J.C. Penney Hires Saatchi To Find 'Middle America'

J.C. Penney’s desire to reposition its brand as the preferred choice in the “hearts and minds of Middle America” drove its decision last week to shift creative duties on its ad account from DDB to Saatchi & Saatchi, said Penney chief marketing officer Mike Boylson. The shift came after months of presentations by both DDB in Chicago and Saatchi in New York.

“We believe that the hearts and the minds of Middle America are up for grabs,” Boylson said Friday. “Middle America is really underserved. And we think there’s a unique opportunity in owning the middle, owning the moderate space.”

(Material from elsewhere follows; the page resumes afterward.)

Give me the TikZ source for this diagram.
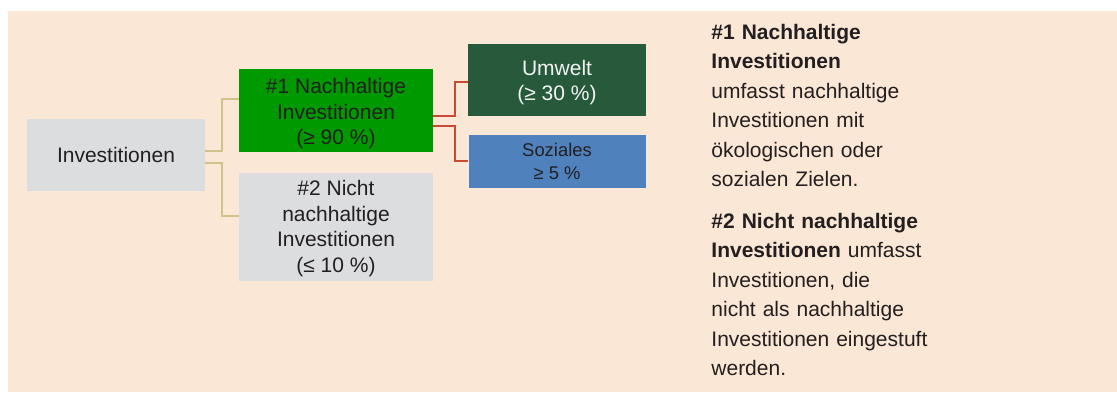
\documentclass[tikz,border=0pt]{standalone}
\usepackage{fontspec}
\setmainfont{Liberation Sans}
\usetikzlibrary{positioning}
\definecolor{bgbeige}{HTML}{FBE7D5}
\definecolor{boxgrey}{HTML}{DCDDDF}
\definecolor{susgreen}{HTML}{009900}
\definecolor{envgreen}{HTML}{265A3B}
\definecolor{socblue}{HTML}{4F81BD}
\definecolor{linetan}{HTML}{CFC38A}
\definecolor{linered}{HTML}{C84B31}
\definecolor{textdark}{HTML}{231F20}
\newcommand{\toplift}[1]{\rule{0pt}{#1}}
\tikzstyle{category} = [
    rectangle,
    inner sep=0pt,
    align=center,
    text=textdark,
    font=\fontsize{10.5}{12.75}\selectfont
]
\tikzstyle{note} = [
    inner sep=0pt,
    anchor=base west,
    align=left,
    text width=150pt,
    text=textdark,
    font=\fontsize{10.5}{14.75}\selectfont
]
\tikzstyle{branch} = [line width=1pt, draw=linetan]
\tikzstyle{subbranch} = [line width=1pt, draw=linered]

\begin{document}
\begin{tikzpicture}

\useasboundingbox (0,0) rectangle (558.5pt,-196pt);
\fill[bgbeige] (4pt,-5.5pt) rectangle (558.5pt,-196pt);

\node (inv) [category, fill=boxgrey, minimum width=89pt, minimum height=36pt]
    at (58pt,-77.5pt) {Investitionen};

\node (sus) [category, fill=susgreen, minimum width=97pt, minimum height=41.5pt]
    at (168pt,-55.25pt) {\toplift{11pt}\#1 Nachhaltige\\Investitionen\\(≥ 90 \%)};

\node (non) [category, fill=boxgrey, minimum width=97pt, minimum height=54pt,
    below=10pt of sus] {\toplift{9.5pt}\#2 Nicht\\nachhaltige\\Investitionen\\(≤ 10 \%)};

\node (env) [category, fill=envgreen, text=white!95!black, minimum width=89pt,
    minimum height=36pt] at (278.5pt,-40pt) {\toplift{10pt}Umwelt\\(≥ 30 \%)};

\node (soc) [category, fill=socblue, minimum width=88.5pt, minimum height=26.5pt,
    font=\fontsize{9.2}{11.5}\selectfont, below=9pt of env] {Soziales\\≥ 5 \%};

\draw [branch] ([yshift=2pt]inv.east) -- ++(8.5pt,0) |- ([yshift=5.75pt]sus.west);
\draw [branch] ([yshift=-4pt]inv.east) -- ++(8.5pt,0) |- ([yshift=5.5pt]non.west);
\draw [subbranch] ([yshift=-2.75pt]sus.east) -- ++(11pt,0) |- ([yshift=-1pt]env.west);
\draw [subbranch] ([yshift=-7.75pt]sus.east) -- ++(11pt,0) |- (soc.west);

\node (note1) [note] at (355.5pt,-19.65pt)
    {\textbf{\#1 Nachhaltige}\\\textbf{Investitionen}\\umfasst nachhaltige\\Investitionen mit\\ökologischen oder\\sozialen Zielen.};

\node (note2) [note] at (355.5pt,-114.15pt)
    {\textbf{\#2 Nicht nachhaltige}\\\textbf{Investitionen} umfasst\\Investitionen, die\\nicht als nachhaltige\\Investitionen eingestuft\\werden.};

\end{tikzpicture}
\end{document}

Omnicom Group’s DDB and Publicis Groupe’s Saatchi were tasked with developing creative ideas to support such a strategy, after years of “It’s all inside,” which takes a more upscale, fashion-orientated approach. Saatchi entered the picture in May, after Penney CEO Mike Ullman and Saatchi worldwide CEO Kevin Roberts met at a conference, and DDB was said to be aware of the competition. What’s more, the incumbent as early as last month realized that the entire account was at risk, sources said.

Saatchi, meanwhile, also had been chasing Wal-Mart on a parallel path, reaching the finals of that retailer’s $570 million review last month before exiting Thursday to take on Penney, which last year spent about $430 million in major measured media, per Nielsen Monitor-Plus. The win finally plants Saatchi into the retail category after years of fruitless pitches and ends DDB’s six-year run with the Plano, Texas, client. The shift takes effect Dec. 1.

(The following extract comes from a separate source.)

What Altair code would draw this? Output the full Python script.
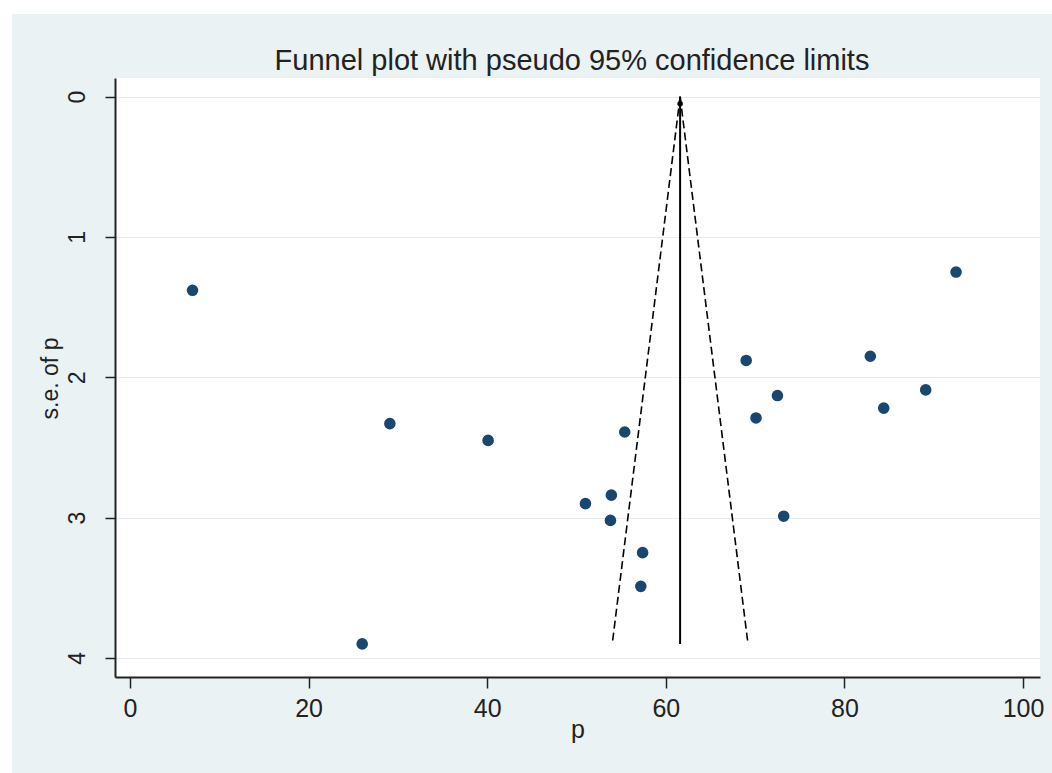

“We’re incredibly thrilled. It’s a great American brand,” said Saatchi New York CEO Mary Baglivo. Roberts, in a statement, added, “We want to help take J.C. Penney to the next level in connecting more deeply with its customers by inspiring ‘love’ for the J.C. Penney brand.”

The blow to DDB’s largest office was cushioned somewhat by the addition of Safeway’s estimated $250 million account two weeks ago. What’s more, Penney’s media duties will remain at sister shop OMD in Chicago and interactive duties will stay at Tribal DDB there, though Boylson plans to “reassess” the interactive assignment come Dec. 1.

Still, Penney’s exit follows two other high- profile losses in Chicago this year: consumer duties on its Dell account and direct marketing duties on Home Depot. The shop’s chief creative officer, Michael Folino, also left in July, seven months after he was hired. “Our agency remains strong and vibrant, as most recently demonstrated by our win of the Safeway business,” said DDB Chicago CEO Dana Anderson, in a memo to her staff. “Be assured, we will be aggressively pursuing business in the retail department store sector.” The shop declined comment.

Ullman’s introduction to Roberts came almost a year ago at the November 2005 WWD/CEO Summit in New York, where presenter Roberts spoke about “Lovemarks,” which he defines as brands that create emotional bonds and inspire “loyalty beyond reason.” The concept struck a chord with Ullman, whose long-range plan hinges on creating emotional ties with Middle America, Boylson said.

“Kevin is kind of the evangelist and kind of the prophet for Lovemarks. But at the end of the day … you’re working with their team. And if we didn’t feel Saatchi had a strong team, we never would have made a switch,” Boylson said.

The agency’s first work is expected in February, and its first big campaign will break during the Academy Awards telecast on Feb. 25, Boylson said.